June was an on-target month for our budget, except for one giant thing. A window.
It had been on deferred maintenance for too many years. We did it ourselves, with the help of an awesome friend. But it was much more pricey than I budgeted. I had gotten two previous quotes over the years, and thought I’d be fine estimating it, but I was way off. The window itself was $584. It was a perfect fit, because it was the exact measurements and the same manufacturer as the original. (A total shock!)
We were over budget on home repair, then, but it was okay, because we had the cash flow for it. Other categories were a little over or a little under, and my income was more than budgeted. I just didn’t send as much to savings in June.
Which brings us to July. We went on a vacation, just the two of us. Most of it was paid for as a gift from DH’s company (a service recognition we didn’t expect), and we never would have taken the trip if not for the gift. It was a lovely trip to Zion National Park and the Grand Canyon North Rim, and we were so blessed to experience them! We expected there would be some expenses we would have to eat, including new hiking shoes and taxes on the rental car. As I hoped, we came in under budget for the vacation!
However, when we returned, we had a really nice dinner out because a) we were under budget, and b) we didn’t really get the nice dinner out that we expected at the lodge. And then we had another dinner out. And then we were over budget.
I also budgeted less for groceries because we were gone for a week, and #2 was gone most of the month. I didn’t count on some fabulous, irresistible grocery deals late in the month. After all, I had to refill my freezers, right? When the end of the month hit, and I got around to reconciling receipts, I realized the error of our ways. We had made some expensive choices. Not devastating, but not smart, either.
An unexpected issue came up with shower grout, too. Since I knew from experience how difficult the job was, and that I couldn’t do it myself now, we hired a pro. The price was good, and we had it done right away. Also, an unexpected but necessary trip out of state to care for parents meant an airline ticket, and that upset the budget, as well. Fortunately, we had extra income in July, and that offset the spending.
I didn’t send anything to savings. In fact, I’d used savings to pay the second installment of our property taxes (which was planned). But we still have a nice emergency fund.
So we sat down and had another go at the second half of the year’s budget. We looked at our real spending (which was actually pretty good most of the time) and reconsidered some categories we had only estimated before. Some items are delayed because of the upcoming trip, and we restructured several categories.
We’re back on track now!

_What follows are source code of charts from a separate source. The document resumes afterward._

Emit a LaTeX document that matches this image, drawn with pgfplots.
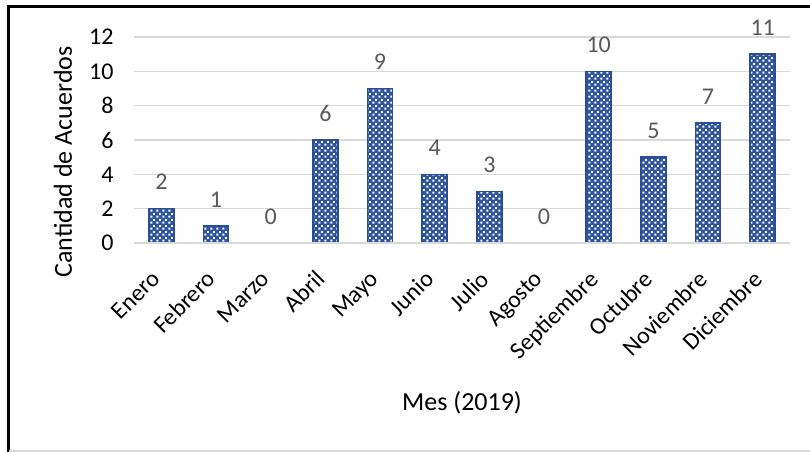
\documentclass[border=0pt]{standalone}
\usepackage{pgfplots}
\pgfplotsset{compat=1.18}
\usepackage{fontspec}
\setmainfont{Carlito}
\usetikzlibrary{patterns}
\definecolor{barblue}{RGB}{47,85,160}
\definecolor{baredge}{RGB}{42,78,150}
\definecolor{gridgray}{RGB}{217,217,217}
\definecolor{labgray}{RGB}{89,89,89}
\pgfdeclarepatternformonly{exceldots}{\pgfpointorigin}{\pgfqpoint{6bp}{6bp}}{\pgfqpoint{6bp}{6bp}}{%
  \pgfpathrectangle{\pgfqpoint{0.5bp}{0.5bp}}{\pgfqpoint{2.2bp}{2.2bp}}%
  \pgfpathrectangle{\pgfqpoint{3.5bp}{3.5bp}}{\pgfqpoint{2.2bp}{2.2bp}}%
  \pgfusepath{fill}}
\begin{document}
\begin{tikzpicture}
\useasboundingbox (0,0) rectangle (810bp,452bp);
\fill[white] (0,0) rectangle (810bp,452bp);
\begin{axis}[
  at={(134bp,209bp)}, anchor=south west,
  scale only axis, width=656bp, height=206bp,
  xmin=-0.5, xmax=11.5, ymin=0, ymax=12,
  ytick={0,2,...,12},
  xtick={0,...,11},
  xticklabels={Enero,Febrero,Marzo,Abril,Mayo,Junio,Julio,Agosto,Septiembre,Octubre,Noviembre,Diciembre},
  axis line style={draw=none},
  axis x line*=bottom,
  major tick length=0pt,
  ymajorgrids, grid style={gridgray, line width=1.5bp},
  /pgf/number format/assume math mode=true,
  yticklabel style={font=\fontsize{24bp}{28bp}\selectfont, text=black, xshift=-17bp},
  xticklabel style={font=\fontsize{24bp}{27bp}\selectfont, xshift=-11bp, yshift=-26bp, rotate=45, anchor=north east, inner sep=0pt},
  ylabel={Cantidad de Acuerdos},
  ylabel style={font=\fontsize{26bp}{30bp}\selectfont, at={(axis description cs:0,0.5)}, anchor=center, yshift=71bp, xshift=-22bp},
  xlabel={Mes (2019)},
  xlabel style={font=\fontsize{26bp}{30bp}\selectfont, at={(axis description cs:0.5,0)}, anchor=center, yshift=-160bp},
  ybar, bar width=25bp,
  nodes near coords,
  nodes near coords style={font=\fontsize{24bp}{28bp}\selectfont, text=labgray, inner sep=0pt, anchor=south, yshift=18bp},
  clip=false,
]
\addplot[draw=baredge, line width=1.5bp, fill=barblue, postaction={pattern=exceldots, pattern color=white}] coordinates {
(0,2) (1,1) (2,0) (3,6) (4,9) (5,4) (6,3) (7,0) (8,10) (9,5) (10,7) (11,11)};
\draw[gridgray, line width=2bp] (axis cs:-0.5,0) -- (axis cs:11.5,0);
\end{axis}
\draw[black, line width=3bp] (8.5bp,0) -- (8.5bp,445.5bp) -- (810bp,445.5bp);
\draw[gridgray, line width=1.5bp] (8.5bp,1bp) -- (810bp,1bp);
\end{tikzpicture}
\end{document}
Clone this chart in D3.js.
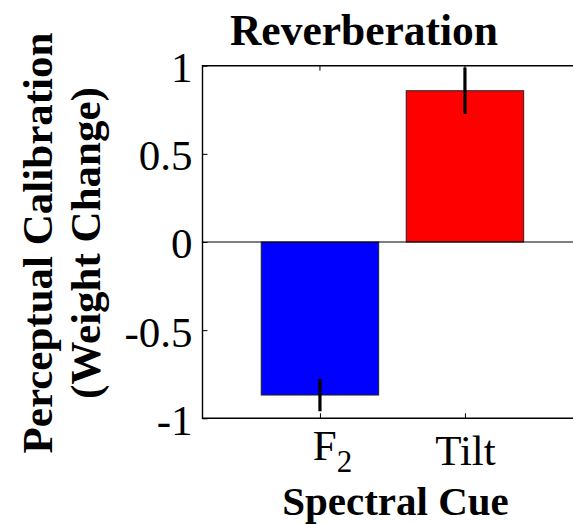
<!DOCTYPE html>
<html>
<head>
<meta charset="utf-8">
<script src="https://cdn.jsdelivr.net/npm/d3@7"></script>
<style>
  html, body { margin: 0; padding: 0; background: #fff; overflow: hidden; }
  svg { display: block; }
  text { font-family: "Liberation Serif", "Times New Roman", serif; fill: #000; }
</style>
</head>
<body>
<svg id="chart" width="573" height="524"></svg>
<script>
// Cue categories, their x positions and bar colours
const categories = ["F2", "Tilt"];
const positions = [1, 2];
const colors = ["#0000ff", "#ff0000"];

// Mean weight change and error (half-length of the error bar)
const values = [-0.868, 0.858];
const errors = [0.092, 0.132];

// Y axis ticks
const yTicks = [-1, -0.5, 0, 0.5, 1];
const yTickLabels = ["-1", "-0.5", "0", "0.5", "1"];

const svg = d3.select("#chart");
const W = 573, H = 524;
svg.append("rect").attr("width", W).attr("height", H).attr("fill", "#fff");

const plotLeft = 202.5, plotTop = 65.7, plotBottom = 418.3;
const x = d3.scaleLinear().domain([0.19, 2.81]).range([plotLeft, plotLeft + 2.62 * 145]);
const y = d3.scaleLinear().domain([-1, 1]).range([plotBottom, plotTop]);
const plotRight = x.range()[1];

svg.append("clipPath").attr("id", "plot-clip")
  .append("rect").attr("x", plotLeft).attr("y", plotTop)
  .attr("width", plotRight - plotLeft).attr("height", plotBottom - plotTop);

const plot = svg.append("g").attr("clip-path", "url(#plot-clip)");

// Bars
const barW = 0.81;
plot.selectAll("rect.bar").data(values).join("rect")
  .attr("class", "bar")
  .attr("x", (d, i) => x(positions[i] - barW / 2))
  .attr("width", (d, i) => x(positions[i] + barW / 2) - x(positions[i] - barW / 2))
  .attr("y", d => y(Math.max(0, d)))
  .attr("height", d => Math.abs(y(d) - y(0)))
  .attr("fill", (d, i) => colors[i])
  .attr("stroke", "#222")
  .attr("stroke-width", 1);

// Zero baseline
plot.append("line")
  .attr("x1", plotLeft).attr("x2", plotRight)
  .attr("y1", y(0)).attr("y2", y(0))
  .attr("stroke", "#000").attr("stroke-width", 1.2);

// Error bars
plot.selectAll("line.err").data(values).join("line")
  .attr("class", "err")
  .attr("x1", (d, i) => x(positions[i])).attr("x2", (d, i) => x(positions[i]))
  .attr("y1", (d, i) => y(d - errors[i]))
  .attr("y2", (d, i) => y(d + errors[i]))
  .attr("stroke", "#000").attr("stroke-width", 3.2);

// Axes
const tickFont = 43;
const yAxis = d3.axisLeft(y).tickValues(yTicks)
  .tickFormat((d, i) => yTickLabels[i])
  .tickSizeInner(-5).tickSizeOuter(0).tickPadding(10);
const gy = svg.append("g").attr("transform", `translate(${plotLeft},0)`).call(yAxis);
gy.select(".domain").remove();
gy.selectAll("text").attr("font-size", tickFont).attr("dy", "0.37em")
  .style("font-family", "Liberation Serif, serif");
gy.selectAll("line").attr("stroke", "#000");

const xAxis = d3.axisBottom(x).tickValues(positions)
  .tickFormat((d, i) => categories[i])
  .tickSizeInner(-5).tickSizeOuter(0).tickPadding(10);
const gx = svg.append("g").attr("transform", `translate(0,${plotBottom})`).call(xAxis);
gx.select(".domain").remove();
gx.selectAll("line").attr("stroke", "#000");
gx.selectAll("text").attr("font-size", tickFont)
  .style("font-family", "Liberation Serif, serif")
  .attr("dy", null)
  .attr("y", (d, i) => i === 0 ? 41.7 : 46.7)
  .each(function (d, i) {
    const t = d3.select(this);
    if (categories[i] === "F2") {
      t.text(null).attr("dx", 12);
      t.append("tspan").text("F");
      t.append("tspan").text("2").attr("font-size", 31).attr("dy", 12);
    }
  });

// Top ticks
svg.selectAll("line.top-tick").data(positions).join("line")
  .attr("class", "top-tick")
  .attr("x1", d => x(d)).attr("x2", d => x(d))
  .attr("y1", plotTop).attr("y2", plotTop + 5)
  .attr("stroke", "#000");

// Axes box (right side lies beyond the canvas)
svg.append("path")
  .attr("d", `M${W},${plotTop}H${plotLeft}V${plotBottom}H${W}`)
  .attr("fill", "none").attr("stroke", "#000").attr("stroke-width", 1.4);

// Title and axis labels
svg.append("text").attr("x", 364).attr("y", 45)
  .attr("text-anchor", "middle").attr("font-size", 43.5).attr("font-weight", "bold")
  .text("Reverberation");

svg.append("text").attr("x", 395.5).attr("y", 515)
  .attr("text-anchor", "middle").attr("font-size", 41).attr("font-weight", "bold")
  .text("Spectral Cue");

const yl = svg.append("text")
  .attr("transform", "translate(0,243) rotate(-90)")
  .attr("text-anchor", "middle").attr("font-size", 43).attr("font-weight", "bold");
yl.append("tspan").attr("x", 0).attr("y", 52).text("Perceptual Calibration");
yl.append("tspan").attr("x", 0).attr("y", 100).text("(Weight Change)");
</script>
</body>
</html>
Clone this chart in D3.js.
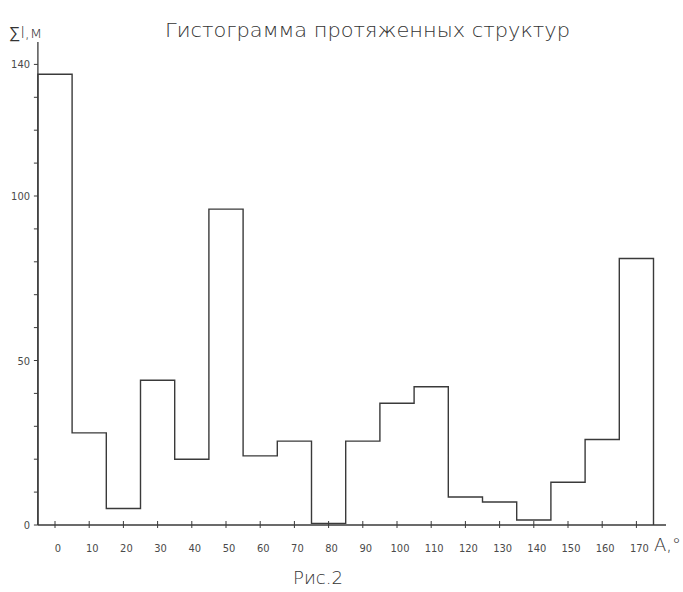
<!DOCTYPE html>
<html>
<head>
<meta charset="utf-8">
<script src="https://cdn.jsdelivr.net/npm/d3@7"></script>
<style>
  body { margin: 0; background: #fff; }
  svg { display: block; }
  text { font-family: "DejaVu Sans Condensed", "DejaVu Sans", sans-serif; fill: #4a4a4a; }
  .light { font-family: "DejaVu Sans", sans-serif; font-weight: 200; fill: #333; }
</style>
</head>
<body>
<svg id="chart" width="683" height="592"></svg>
<script>
// bin centres (degrees), bin width 10
const binCenters = [0, 10, 20, 30, 40, 50, 60, 70, 80, 90, 100, 110, 120, 130, 140, 150, 160, 170];
const lengths = [137, 28, 5, 44, 20, 96, 21, 25.5, 0.5, 25.5, 37, 42, 8.5, 7, 1.5, 13, 26, 81];
const xTicks = [0, 10, 20, 30, 40, 50, 60, 70, 80, 90, 100, 110, 120, 130, 140, 150, 160, 170];
const yTickLabels = [0, 50, 100, 140];
const yTicksMinor = d3.range(0, 141, 10);

const svg = d3.select("#chart");

const x = d3.scaleLinear().domain([0, 170]).range([55, 636.4]);
const y = d3.scaleLinear().domain([0, 140]).range([525, 64.4]);

const ink = "#3a3a3a";

// x axis line
svg.append("line")
  .attr("x1", x(-5)).attr("x2", 666)
  .attr("y1", y(0)).attr("y2", y(0))
  .attr("stroke", ink).attr("stroke-width", 1.3);

// y axis line
svg.append("line")
  .attr("x1", x(-5)).attr("x2", x(-5))
  .attr("y1", y(0)).attr("y2", 42)
  .attr("stroke", ink).attr("stroke-width", 1.3);

// x ticks
svg.selectAll(".xt")
  .data(xTicks)
  .enter().append("line")
  .attr("x1", d => x(d)).attr("x2", d => x(d))
  .attr("y1", y(0) - 4).attr("y2", y(0) + 3)
  .attr("stroke", ink).attr("stroke-width", 1);

svg.selectAll(".xl")
  .data(xTicks)
  .enter().append("text")
  .attr("x", d => x(d) + 3)
  .attr("y", 552)
  .attr("text-anchor", "middle")
  .attr("font-size", 11)
  .text(d => d);

// y ticks
svg.selectAll(".yt")
  .data(yTicksMinor)
  .enter().append("line")
  .attr("x1", x(-5) - 4).attr("x2", x(-5))
  .attr("y1", d => y(d)).attr("y2", d => y(d))
  .attr("stroke", ink).attr("stroke-width", 1);

svg.selectAll(".yl")
  .data(yTickLabels)
  .enter().append("text")
  .attr("x", 30)
  .attr("y", d => y(d) + 4)
  .attr("text-anchor", "end")
  .attr("font-size", 11)
  .text(d => d);

// histogram outline (steps)
const pts = [[-5, 0]];
binCenters.forEach((c, i) => {
  pts.push([c - 5, lengths[i]]);
  pts.push([c + 5, lengths[i]]);
});
pts.push([175, 0]);

const line = d3.line()
  .x(d => x(d[0]))
  .y(d => y(d[1]));

svg.append("path")
  .attr("d", line(pts))
  .attr("fill", "none")
  .attr("stroke", ink)
  .attr("stroke-width", 1.4);

// titles
svg.append("text")
  .attr("class", "light")
  .attr("x", 165).attr("y", 37)
  .attr("font-size", 20)
  .attr("textLength", 405)
  .attr("lengthAdjust", "spacingAndGlyphs")
  .text("Гистограмма протяженных структур");

svg.append("text")
  .attr("class", "light")
  .attr("x", 9).attr("y", 38)
  .attr("font-size", 16)
  .text("∑l,м");

svg.append("text")
  .attr("class", "light")
  .attr("x", 681).attr("y", 551)
  .attr("text-anchor", "end")
  .attr("font-size", 18)
  .text("A,°");

svg.append("text")
  .attr("class", "light")
  .attr("x", 318).attr("y", 584)
  .attr("text-anchor", "middle")
  .attr("font-size", 18)
  .text("Рис.2");
</script>
</body>
</html>
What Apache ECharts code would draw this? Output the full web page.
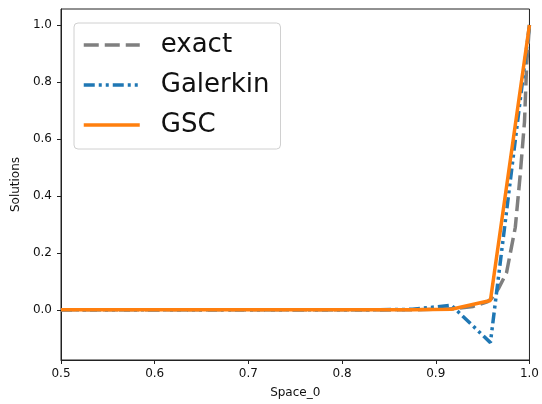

We realize that we need to sit down more often than every six months, and be sure all the expenses are being input. And that’s what this process really is….adapting to the circumstances.
One area we have not adjusted is our giving. We’re still at 10%, over various projects, and I can tell you that it makes all the difference. After all, it’s not “our” money, it’s a gift to be used for His glory. We are blessed to have what He has given us, and to be on the right path to be better stewards of these gifts.